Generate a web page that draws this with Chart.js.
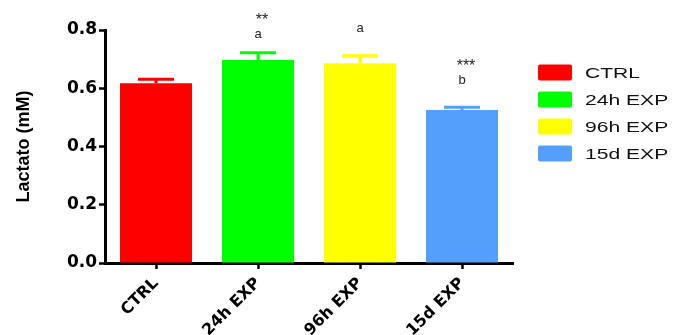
<!DOCTYPE html>
<html>
<head>
<meta charset="utf-8">
<script src="https://cdn.jsdelivr.net/npm/chart.js@4.4.1/dist/chart.umd.min.js"></script>
<style>
  html, body { margin: 0; padding: 0; background: #fff; }
  #wrap { width: 678px; height: 335px; }
</style>
</head>
<body>
<div id="wrap"><canvas id="chart" width="678" height="335"></canvas></div>
<script>
// data
const grupos = ["CTRL", "24h EXP", "96h EXP", "15d EXP"]
const lactato = [0.617, 0.697, 0.686, 0.525]
const errores = [0.014, 0.025, 0.026, 0.010]
const letras = ["", "a", "a", "b"]
const asteriscos = ["", "**", "", "***"]
const colores = ["#ff0000", "#00ff00", "#ffff00", "#559ffc"]
const yTicks = [0, 0.2, 0.4, 0.6, 0.8]

const fuente = "'Liberation Sans', Arial, sans-serif"
const fuenteAncha = "'DejaVu Sans', Verdana, sans-serif"

// error bars (upper only) + significance text
const barrasError = {
    id: "barrasError",
    afterDatasetsDraw(chart) {
        const ctx = chart.ctx
        const meta = chart.getDatasetMeta(0)
        const y = chart.scales.y
        // letter offsets above the cap, per bar
        const offLetra = [0, 18, 27, 27]
        ctx.save()
        meta.data.forEach((bar, i) => {
            const yTop = y.getPixelForValue(lactato[i])
            const yErr = y.getPixelForValue(lactato[i] + errores[i])
            ctx.strokeStyle = colores[i]
            ctx.lineWidth = 3
            ctx.beginPath()
            ctx.moveTo(bar.x, yTop)
            ctx.lineTo(bar.x, yErr)
            ctx.moveTo(bar.x - 18, yErr)
            ctx.lineTo(bar.x + 18, yErr)
            ctx.stroke()

            ctx.fillStyle = "#222"
            ctx.textAlign = "center"
            ctx.textBaseline = "middle"
            const yLetra = yErr - offLetra[i]
            if (letras[i]) {
                ctx.font = "13px " + fuente
                ctx.fillText(letras[i], bar.x, yLetra)
            }
            if (asteriscos[i]) {
                ctx.font = "16px " + fuente
                ctx.fillText(asteriscos[i], bar.x + 4, yLetra - 14)
            }
        })
        ctx.restore()
    }
}

// legend on the right (text is wide in the original, stretch it)
const leyenda = {
    id: "leyenda",
    afterDraw(chart) {
        const ctx = chart.ctx
        const x0 = chart.chartArea.right + 25
        ctx.save()
        grupos.forEach((g, i) => {
            const yc = 72.5 + i * 27
            ctx.fillStyle = colores[i]
            ctx.beginPath()
            ctx.roundRect(x0, yc - 8, 34, 16, 2)
            ctx.fill()
            ctx.save()
            ctx.translate(x0 + 47, yc + 1)
            ctx.scale(1.36, 1)
            ctx.font = "15.5px " + fuente
            ctx.textBaseline = "middle"
            ctx.textAlign = "left"
            ctx.fillStyle = "#111"
            ctx.fillText(g, 0, 0)
            ctx.restore()
        })
        ctx.restore()
    }
}

const ctx = document.getElementById("chart").getContext("2d")
new Chart(ctx, {
    type: "bar",
    data: {
        labels: grupos,
        datasets: [{
            data: lactato,
            backgroundColor: colores,
            borderWidth: 0,
            categoryPercentage: 0.706,
            barPercentage: 1
        }]
    },
    options: {
        responsive: false,
        animation: false,
        layout: { padding: { top: 30, right: 165, left: 0, bottom: 0 } },
        plugins: {
            legend: { display: false },
            tooltip: { enabled: false }
        },
        scales: {
            x: {
                afterFit: s => { s.height = 72 },
                grid: { display: true, drawOnChartArea: false, drawTicks: true, tickLength: 6, tickWidth: 2.5, color: "#000", offset: false },
                border: { color: "#000", width: 3 },
                ticks: {
                    color: "#000",
                    font: { family: fuenteAncha, size: 16, weight: "bold" },
                    maxRotation: 45,
                    minRotation: 45,
                    padding: 5
                }
            },
            y: {
                min: 0,
                max: 0.8,
                afterFit: s => { s.width = 105 },
                afterBuildTicks: s => { s.ticks = yTicks.map(v => ({ value: v })) },
                grid: { display: true, drawOnChartArea: false, drawTicks: true, tickLength: 6, tickWidth: 2.5, color: "#000" },
                border: { color: "#000", width: 3 },
                ticks: {
                    color: "#000",
                    font: { family: fuenteAncha, size: 17, weight: "bold" },
                    padding: 2,
                    callback: v => v.toFixed(1)
                },
                title: {
                    display: true,
                    text: "Lactato (mM)",
                    color: "#000",
                    font: { family: fuente, size: 18, weight: "bold" },
                    padding: { top: 13, bottom: 0 }
                }
            }
        }
    },
    plugins: [barrasError, leyenda]
})
</script>
</body>
</html>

● ● ● ● ●

## Short task
Omit every picture, then reproduce the rest of the listing exactly.

## Full response
Generate a web page that draws this with Chart.js.
<!DOCTYPE html>
<html>
<head>
<meta charset="utf-8">
<script src="https://cdn.jsdelivr.net/npm/chart.js@4.4.1/dist/chart.umd.min.js"></script>
<style>
  html, body { margin: 0; padding: 0; background: #fff; }
  #wrap { width: 678px; height: 335px; }
</style>
</head>
<body>
<div id="wrap"><canvas id="chart" width="678" height="335"></canvas></div>
<script>
// data
const grupos = ["CTRL", "24h EXP", "96h EXP", "15d EXP"]
const lactato = [0.617, 0.697, 0.686, 0.525]
const errores = [0.014, 0.025, 0.026, 0.010]
const letras = ["", "a", "a", "b"]
const asteriscos = ["", "**", "", "***"]
const colores = ["#ff0000", "#00ff00", "#ffff00", "#559ffc"]
const yTicks = [0, 0.2, 0.4, 0.6, 0.8]

const fuente = "'Liberation Sans', Arial, sans-serif"
const fuenteAncha = "'DejaVu Sans', Verdana, sans-serif"

// error bars (upper only) + significance text
const barrasError = {
    id: "barrasError",
    afterDatasetsDraw(chart) {
        const ctx = chart.ctx
        const meta = chart.getDatasetMeta(0)
        const y = chart.scales.y
        // letter offsets above the cap, per bar
        const offLetra = [0, 18, 27, 27]
        ctx.save()
        meta.data.forEach((bar, i) => {
            const yTop = y.getPixelForValue(lactato[i])
            const yErr = y.getPixelForValue(lactato[i] + errores[i])
            ctx.strokeStyle = colores[i]
            ctx.lineWidth = 3
            ctx.beginPath()
            ctx.moveTo(bar.x, yTop)
            ctx.lineTo(bar.x, yErr)
            ctx.moveTo(bar.x - 18, yErr)
            ctx.lineTo(bar.x + 18, yErr)
            ctx.stroke()

            ctx.fillStyle = "#222"
            ctx.textAlign = "center"
            ctx.textBaseline = "middle"
            const yLetra = yErr - offLetra[i]
            if (letras[i]) {
                ctx.font = "13px " + fuente
                ctx.fillText(letras[i], bar.x, yLetra)
            }
            if (asteriscos[i]) {
                ctx.font = "16px " + fuente
                ctx.fillText(asteriscos[i], bar.x + 4, yLetra - 14)
            }
        })
        ctx.restore()
    }
}

// legend on the right (text is wide in the original, stretch it)
const leyenda = {
    id: "leyenda",
    afterDraw(chart) {
        const ctx = chart.ctx
        const x0 = chart.chartArea.right + 25
        ctx.save()
        grupos.forEach((g, i) => {
            const yc = 72.5 + i * 27
            ctx.fillStyle = colores[i]
            ctx.beginPath()
            ctx.roundRect(x0, yc - 8, 34, 16, 2)
            ctx.fill()
            ctx.save()
            ctx.translate(x0 + 47, yc + 1)
            ctx.scale(1.36, 1)
            ctx.font = "15.5px " + fuente
            ctx.textBaseline = "middle"
            ctx.textAlign = "left"
            ctx.fillStyle = "#111"
            ctx.fillText(g, 0, 0)
            ctx.restore()
        })
        ctx.restore()
    }
}

const ctx = document.getElementById("chart").getContext("2d")
new Chart(ctx, {
    type: "bar",
    data: {
        labels: grupos,
        datasets: [{
            data: lactato,
            backgroundColor: colores,
            borderWidth: 0,
            categoryPercentage: 0.706,
            barPercentage: 1
        }]
    },
    options: {
        responsive: false,
        animation: false,
        layout: { padding: { top: 30, right: 165, left: 0, bottom: 0 } },
        plugins: {
            legend: { display: false },
            tooltip: { enabled: false }
        },
        scales: {
            x: {
                afterFit: s => { s.height = 72 },
                grid: { display: true, drawOnChartArea: false, drawTicks: true, tickLength: 6, tickWidth: 2.5, color: "#000", offset: false },
                border: { color: "#000", width: 3 },
                ticks: {
                    color: "#000",
                    font: { family: fuenteAncha, size: 16, weight: "bold" },
                    maxRotation: 45,
                    minRotation: 45,
                    padding: 5
                }
            },
            y: {
                min: 0,
                max: 0.8,
                afterFit: s => { s.width = 105 },
                afterBuildTicks: s => { s.ticks = yTicks.map(v => ({ value: v })) },
                grid: { display: true, drawOnChartArea: false, drawTicks: true, tickLength: 6, tickWidth: 2.5, color: "#000" },
                border: { color: "#000", width: 3 },
                ticks: {
                    color: "#000",
                    font: { family: fuenteAncha, size: 17, weight: "bold" },
                    padding: 2,
                    callback: v => v.toFixed(1)
                },
                title: {
                    display: true,
                    text: "Lactato (mM)",
                    color: "#000",
                    font: { family: fuente, size: 18, weight: "bold" },
                    padding: { top: 13, bottom: 0 }
                }
            }
        }
    },
    plugins: [barrasError, leyenda]
})
</script>
</body>
</html>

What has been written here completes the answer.